### Aim of the exercise:
Set the listing down again in full, word for word, with the pictures left out.

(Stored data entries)
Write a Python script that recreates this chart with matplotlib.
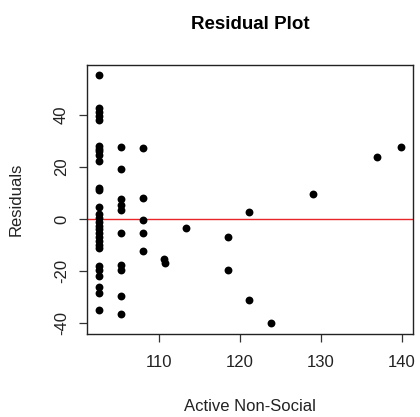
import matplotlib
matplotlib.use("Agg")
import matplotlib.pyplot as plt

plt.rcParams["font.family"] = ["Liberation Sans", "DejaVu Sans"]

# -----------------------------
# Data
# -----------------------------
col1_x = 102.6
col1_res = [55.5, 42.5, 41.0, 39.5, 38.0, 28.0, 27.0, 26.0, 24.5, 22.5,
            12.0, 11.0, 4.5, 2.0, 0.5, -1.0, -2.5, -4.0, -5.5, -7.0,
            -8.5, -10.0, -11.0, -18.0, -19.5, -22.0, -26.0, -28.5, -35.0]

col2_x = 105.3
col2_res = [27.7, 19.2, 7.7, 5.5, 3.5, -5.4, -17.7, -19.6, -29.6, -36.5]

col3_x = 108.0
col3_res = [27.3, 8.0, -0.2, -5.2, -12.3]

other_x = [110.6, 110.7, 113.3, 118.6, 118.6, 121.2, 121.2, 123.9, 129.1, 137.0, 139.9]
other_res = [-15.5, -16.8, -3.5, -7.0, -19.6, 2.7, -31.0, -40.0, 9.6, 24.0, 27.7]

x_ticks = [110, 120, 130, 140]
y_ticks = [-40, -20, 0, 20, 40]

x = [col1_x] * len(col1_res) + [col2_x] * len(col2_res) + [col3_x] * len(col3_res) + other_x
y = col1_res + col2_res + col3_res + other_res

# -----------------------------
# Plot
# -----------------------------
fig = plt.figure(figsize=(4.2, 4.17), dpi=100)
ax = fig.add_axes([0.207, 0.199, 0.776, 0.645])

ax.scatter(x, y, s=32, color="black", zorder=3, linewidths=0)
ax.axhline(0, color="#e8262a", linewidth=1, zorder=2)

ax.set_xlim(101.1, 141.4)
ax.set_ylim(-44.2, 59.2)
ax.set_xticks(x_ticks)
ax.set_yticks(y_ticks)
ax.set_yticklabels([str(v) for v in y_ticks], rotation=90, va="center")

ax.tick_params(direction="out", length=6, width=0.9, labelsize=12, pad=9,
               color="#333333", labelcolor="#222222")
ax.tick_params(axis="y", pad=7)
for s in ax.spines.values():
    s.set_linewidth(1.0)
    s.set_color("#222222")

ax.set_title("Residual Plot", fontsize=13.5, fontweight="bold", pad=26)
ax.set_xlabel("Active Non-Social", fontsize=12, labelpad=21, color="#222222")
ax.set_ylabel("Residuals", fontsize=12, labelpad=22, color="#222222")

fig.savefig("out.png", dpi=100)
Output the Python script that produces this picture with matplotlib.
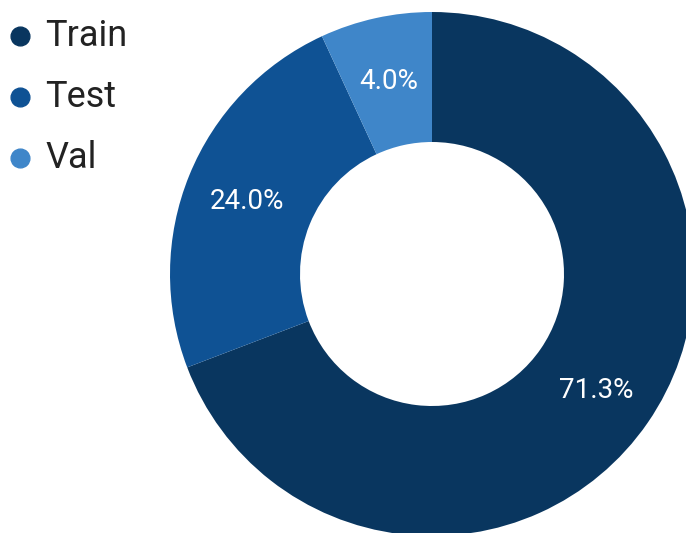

### Solved problem:
Write a Python script that recreates this chart with matplotlib.
import matplotlib
matplotlib.use("Agg")
import matplotlib.pyplot as plt

plt.rcParams["font.family"] = ["Liberation Sans", "DejaVu Sans"]

# -----------------------------
# Data
# -----------------------------
col1_x = 102.6
col1_res = [55.5, 42.5, 41.0, 39.5, 38.0, 28.0, 27.0, 26.0, 24.5, 22.5,
            12.0, 11.0, 4.5, 2.0, 0.5, -1.0, -2.5, -4.0, -5.5, -7.0,
            -8.5, -10.0, -11.0, -18.0, -19.5, -22.0, -26.0, -28.5, -35.0]

col2_x = 105.3
col2_res = [27.7, 19.2, 7.7, 5.5, 3.5, -5.4, -17.7, -19.6, -29.6, -36.5]

col3_x = 108.0
col3_res = [27.3, 8.0, -0.2, -5.2, -12.3]

other_x = [110.6, 110.7, 113.3, 118.6, 118.6, 121.2, 121.2, 123.9, 129.1, 137.0, 139.9]
other_res = [-15.5, -16.8, -3.5, -7.0, -19.6, 2.7, -31.0, -40.0, 9.6, 24.0, 27.7]

x_ticks = [110, 120, 130, 140]
y_ticks = [-40, -20, 0, 20, 40]

x = [col1_x] * len(col1_res) + [col2_x] * len(col2_res) + [col3_x] * len(col3_res) + other_x
y = col1_res + col2_res + col3_res + other_res

# -----------------------------
# Plot
# -----------------------------
fig = plt.figure(figsize=(4.2, 4.17), dpi=100)
ax = fig.add_axes([0.207, 0.199, 0.776, 0.645])

ax.scatter(x, y, s=32, color="black", zorder=3, linewidths=0)
ax.axhline(0, color="#e8262a", linewidth=1, zorder=2)

ax.set_xlim(101.1, 141.4)
ax.set_ylim(-44.2, 59.2)
ax.set_xticks(x_ticks)
ax.set_yticks(y_ticks)
ax.set_yticklabels([str(v) for v in y_ticks], rotation=90, va="center")

ax.tick_params(direction="out", length=6, width=0.9, labelsize=12, pad=9,
               color="#333333", labelcolor="#222222")
ax.tick_params(axis="y", pad=7)
for s in ax.spines.values():
    s.set_linewidth(1.0)
    s.set_color("#222222")

ax.set_title("Residual Plot", fontsize=13.5, fontweight="bold", pad=26)
ax.set_xlabel("Active Non-Social", fontsize=12, labelpad=21, color="#222222")
ax.set_ylabel("Residuals", fontsize=12, labelpad=22, color="#222222")

fig.savefig("out.png", dpi=100)
Output the Python script that produces this picture with matplotlib.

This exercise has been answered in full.